- [Written exercise] Leave out the pictures, and retype only the lines from the beginning of the material through the line that contains "- Except Export</text>", including both.

(begin)

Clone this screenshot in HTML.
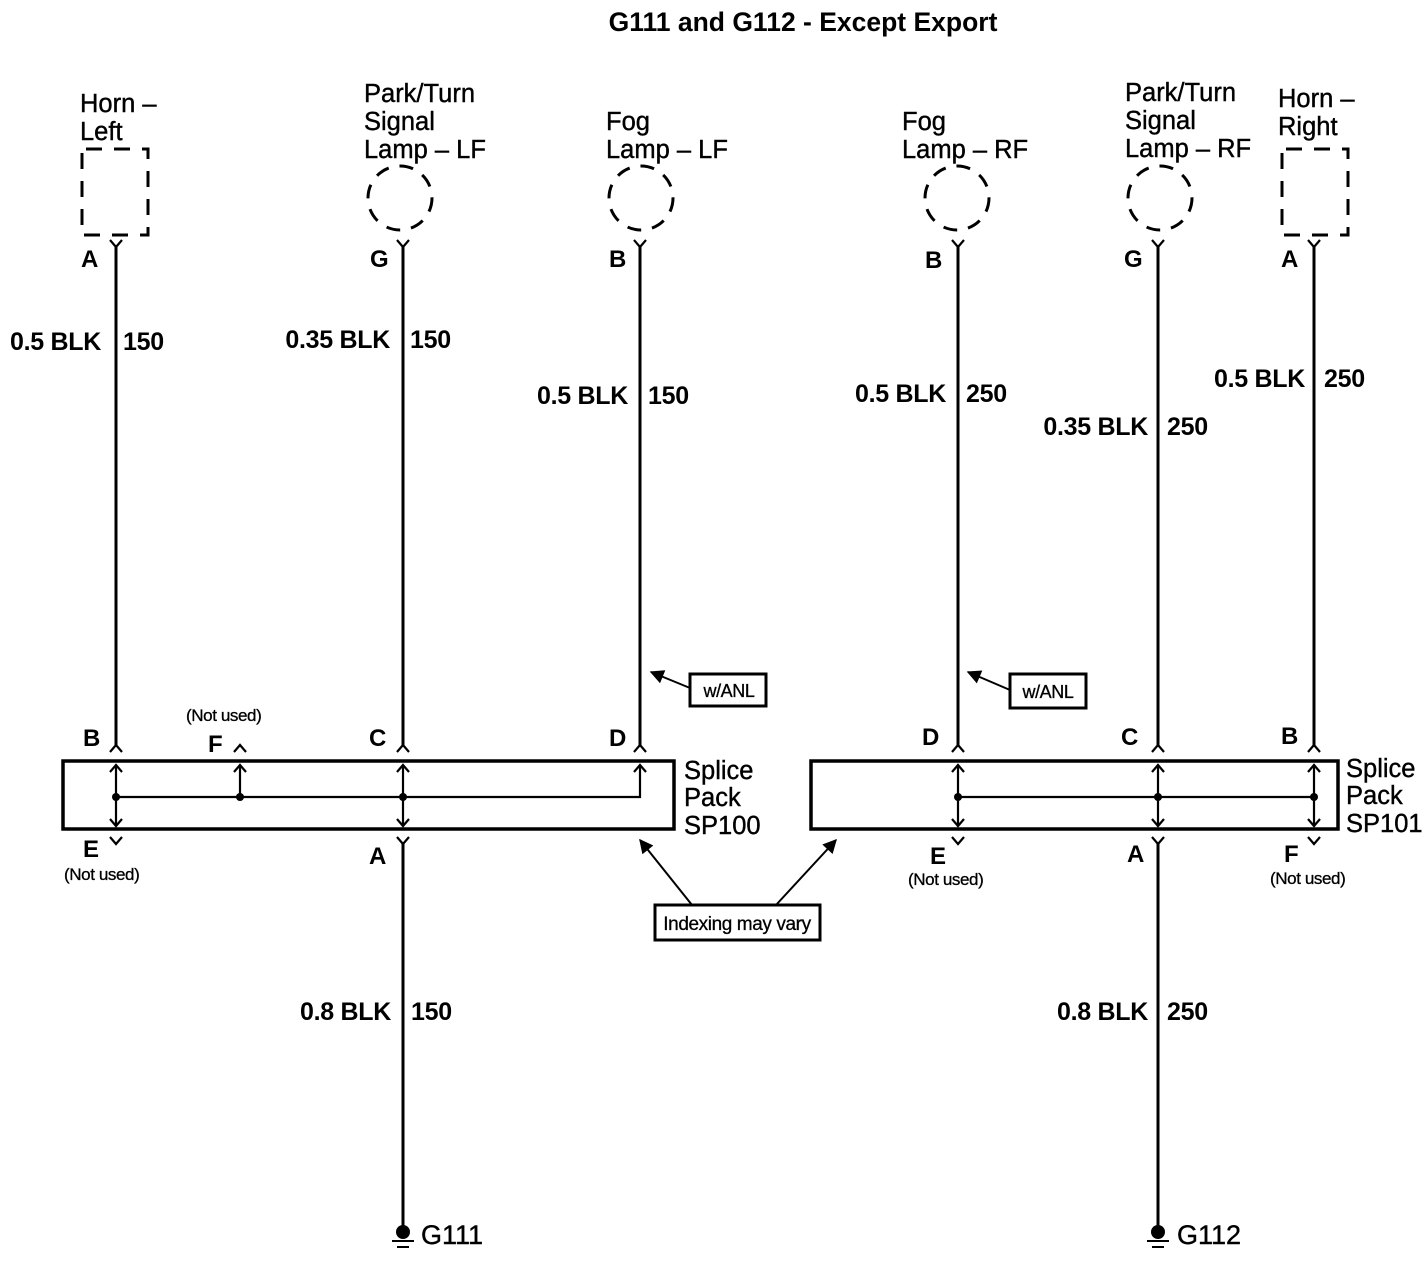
<!DOCTYPE html>
<html><head><meta charset="utf-8"><style>
html,body{margin:0;padding:0;background:#fff}
svg{display:block}
text{font-family:"Liberation Sans",Arial,sans-serif;fill:#000}
.t{font-size:25.5px;stroke:#000;stroke-width:0.4}
.w{font-size:25px;font-weight:bold;letter-spacing:-0.3px}
.p{font-size:24px;font-weight:bold}
.s{font-size:17px;letter-spacing:-0.4px;stroke:#000;stroke-width:0.3}
</style></head><body>
<svg width="1422" height="1280" viewBox="0 0 1422 1280" xmlns="http://www.w3.org/2000/svg">
<defs>
<marker id="big" viewBox="0 0 10 10" refX="9" refY="5" markerWidth="18" markerHeight="14" markerUnits="userSpaceOnUse" orient="auto"><path d="M0,0 L10,5 L0,10 z" fill="#000"/></marker>
</defs>
<text x="803" y="31" text-anchor="middle" style="font-size:26.5px;font-weight:bold">G111 and G112 - Except Export</text>

<g class="t">
<text x="80" y="112">Horn –</text><text x="80" y="140">Left</text>
<text x="364" y="102">Park/Turn</text><text x="364" y="130">Signal</text><text x="364" y="158">Lamp – LF</text>
<text x="606" y="130">Fog</text><text x="606" y="158">Lamp – LF</text>
<text x="902" y="130">Fog</text><text x="902" y="158">Lamp – RF</text>
<text x="1125" y="101">Park/Turn</text><text x="1125" y="129">Signal</text><text x="1125" y="157">Lamp – RF</text>
<text x="1278" y="107">Horn –</text><text x="1278" y="135">Right</text>
<text x="684" y="779">Splice</text><text x="684" y="806">Pack</text><text x="684" y="834">SP100</text>
<text x="1346" y="777">Splice</text><text x="1346" y="804">Pack</text><text x="1346" y="832">SP101</text>
<text x="421" y="1244" style="font-size:27px">G111</text><text x="1177" y="1244" style="font-size:27px">G112</text>
</g>

<g fill="none" stroke="#000" stroke-width="3" stroke-dasharray="16,12">
<rect x="82" y="149" width="66" height="86" stroke-dashoffset="-4"/>
<rect x="1282" y="149" width="66" height="86" stroke-dashoffset="-4"/>
<circle cx="400" cy="198" r="32" stroke-dasharray="14,11"/>
<circle cx="641" cy="198" r="32" stroke-dasharray="14,11"/>
<circle cx="957" cy="198" r="32" stroke-dasharray="14,11"/>
<circle cx="1160" cy="198" r="32" stroke-dasharray="14,11"/>
</g>

<g stroke="#000" stroke-width="3" fill="none">
<line x1="116" y1="246" x2="116" y2="746"/>
<line x1="403" y1="246" x2="403" y2="746"/>
<line x1="640" y1="246" x2="640" y2="746"/>
<line x1="958" y1="246" x2="958" y2="746"/>
<line x1="1158" y1="246" x2="1158" y2="746"/>
<line x1="1314" y1="246" x2="1314" y2="746"/>
<line x1="403" y1="842" x2="403" y2="1228"/>
<line x1="1158" y1="842" x2="1158" y2="1228"/>
<rect x="63" y="761" width="611" height="68" stroke-width="3.5"/>
<rect x="811" y="761" width="527" height="68" stroke-width="3.5"/>
</g>
<g stroke="#000" stroke-width="2.2" fill="none">
<path d="M110,240 L116,247 L122,240 M397,240 L403,247 L409,240 M634,240 L640,247 L646,240 M952,240 L958,247 L964,240 M1152,240 L1158,247 L1164,240 M1308,240 L1314,247 L1320,240"/>
<path d="M110,752 L116,745 L122,752 M234,752 L240,745 L246,752 M397,752 L403,745 L409,752 M634,752 L640,745 L646,752 M952,752 L958,745 L964,752 M1152,752 L1158,745 L1164,752 M1308,752 L1314,745 L1320,752"/>
<path d="M110,837 L116,844 L122,837 M397,837 L403,844 L409,837 M952,837 L958,844 L964,837 M1152,837 L1158,844 L1164,837 M1308,837 L1314,844 L1320,837"/>
<line x1="116" y1="766" x2="116" y2="826"/>
<line x1="240" y1="766" x2="240" y2="797"/>
<line x1="403" y1="766" x2="403" y2="826"/>
<path d="M116,797 L640,797 L640,766"/>
<line x1="958" y1="766" x2="958" y2="826"/>
<line x1="1158" y1="766" x2="1158" y2="826"/>
<line x1="1314" y1="766" x2="1314" y2="826"/>
<line x1="958" y1="797" x2="1314" y2="797"/>
<path d="M110,772 L116,765 L122,772 M234,772 L240,765 L246,772 M397,772 L403,765 L409,772 M634,772 L640,765 L646,772 M952,772 L958,765 L964,772 M1152,772 L1158,765 L1164,772 M1308,772 L1314,765 L1320,772"/>
<path d="M110,819 L116,826 L122,819 M397,819 L403,826 L409,819 M952,819 L958,826 L964,819 M1152,819 L1158,826 L1164,819 M1308,819 L1314,826 L1320,819"/>
</g>
<g fill="#000">
<circle cx="116" cy="797" r="4"/><circle cx="240" cy="797" r="4"/><circle cx="403" cy="797" r="4"/>
<circle cx="958" cy="797" r="4"/><circle cx="1158" cy="797" r="4"/><circle cx="1314" cy="797" r="4"/>
<circle cx="403" cy="1232" r="7"/><circle cx="1158" cy="1232" r="7"/>
</g>
<g stroke="#000" stroke-width="2">
<line x1="392" y1="1241" x2="414" y2="1241"/><line x1="397" y1="1247" x2="409" y2="1247"/>
<line x1="1147" y1="1241" x2="1169" y2="1241"/><line x1="1152" y1="1247" x2="1164" y2="1247"/>
</g>

<g stroke="#000" stroke-width="3" fill="#fff">
<rect x="690" y="674" width="76" height="32"/>
<rect x="1010" y="674" width="76" height="34"/>
<rect x="655" y="905" width="165" height="35"/>
</g>
<g stroke="#000" stroke-width="2">
<line x1="690" y1="688" x2="651" y2="672" marker-end="url(#big)"/>
<line x1="1010" y1="690" x2="968" y2="672" marker-end="url(#big)"/>
<line x1="692" y1="905" x2="640" y2="840" marker-end="url(#big)"/>
<line x1="776" y1="905" x2="836" y2="840" marker-end="url(#big)"/>
</g>
<text x="729" y="697" text-anchor="middle" class="s" style="font-size:18px">w/ANL</text>
<text x="1048" y="698" text-anchor="middle" class="s" style="font-size:18px">w/ANL</text>
<text x="737" y="930" text-anchor="middle" class="s" style="font-size:19px">Indexing may vary</text>

<g class="p">
<text x="81" y="267">A</text><text x="370" y="267">G</text><text x="609" y="267">B</text>
<text x="925" y="268">B</text><text x="1124" y="267">G</text><text x="1281" y="267">A</text>
<text x="83" y="746">B</text><text x="208" y="752">F</text><text x="369" y="746">C</text><text x="609" y="746">D</text>
<text x="922" y="745">D</text><text x="1121" y="745">C</text><text x="1281" y="744">B</text>
<text x="83" y="857">E</text><text x="369" y="864">A</text>
<text x="930" y="864">E</text><text x="1127" y="862">A</text><text x="1284" y="862">F</text>
</g>
<g class="s">
<text x="186" y="721">(Not used)</text>
<text x="64" y="880">(Not used)</text>
<text x="908" y="885">(Not used)</text>
<text x="1270" y="884">(Not used)</text>
</g>

<g class="w">
<text x="101" y="350" text-anchor="end">0.5 BLK</text><text x="123" y="350">150</text>
<text x="390" y="348" text-anchor="end">0.35 BLK</text><text x="410" y="348">150</text>
<text x="628" y="404" text-anchor="end">0.5 BLK</text><text x="648" y="404">150</text>
<text x="946" y="402" text-anchor="end">0.5 BLK</text><text x="966" y="402">250</text>
<text x="1148" y="435" text-anchor="end">0.35 BLK</text><text x="1167" y="435">250</text>
<text x="1305" y="387" text-anchor="end">0.5 BLK</text><text x="1324" y="387">250</text>
<text x="391" y="1020" text-anchor="end">0.8 BLK</text><text x="411" y="1020">150</text>
<text x="1148" y="1020" text-anchor="end">0.8 BLK</text><text x="1167" y="1020">250</text>
</g>
</svg>
</body></html>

(end)

- [Output of the exercise]
Clone this screenshot in HTML.
<!DOCTYPE html>
<html><head><meta charset="utf-8"><style>
html,body{margin:0;padding:0;background:#fff}
svg{display:block}
text{font-family:"Liberation Sans",Arial,sans-serif;fill:#000}
.t{font-size:25.5px;stroke:#000;stroke-width:0.4}
.w{font-size:25px;font-weight:bold;letter-spacing:-0.3px}
.p{font-size:24px;font-weight:bold}
.s{font-size:17px;letter-spacing:-0.4px;stroke:#000;stroke-width:0.3}
</style></head><body>
<svg width="1422" height="1280" viewBox="0 0 1422 1280" xmlns="http://www.w3.org/2000/svg">
<defs>
<marker id="big" viewBox="0 0 10 10" refX="9" refY="5" markerWidth="18" markerHeight="14" markerUnits="userSpaceOnUse" orient="auto"><path d="M0,0 L10,5 L0,10 z" fill="#000"/></marker>
</defs>
<text x="803" y="31" text-anchor="middle" style="font-size:26.5px;font-weight:bold">G111 and G112 - Except Export</text>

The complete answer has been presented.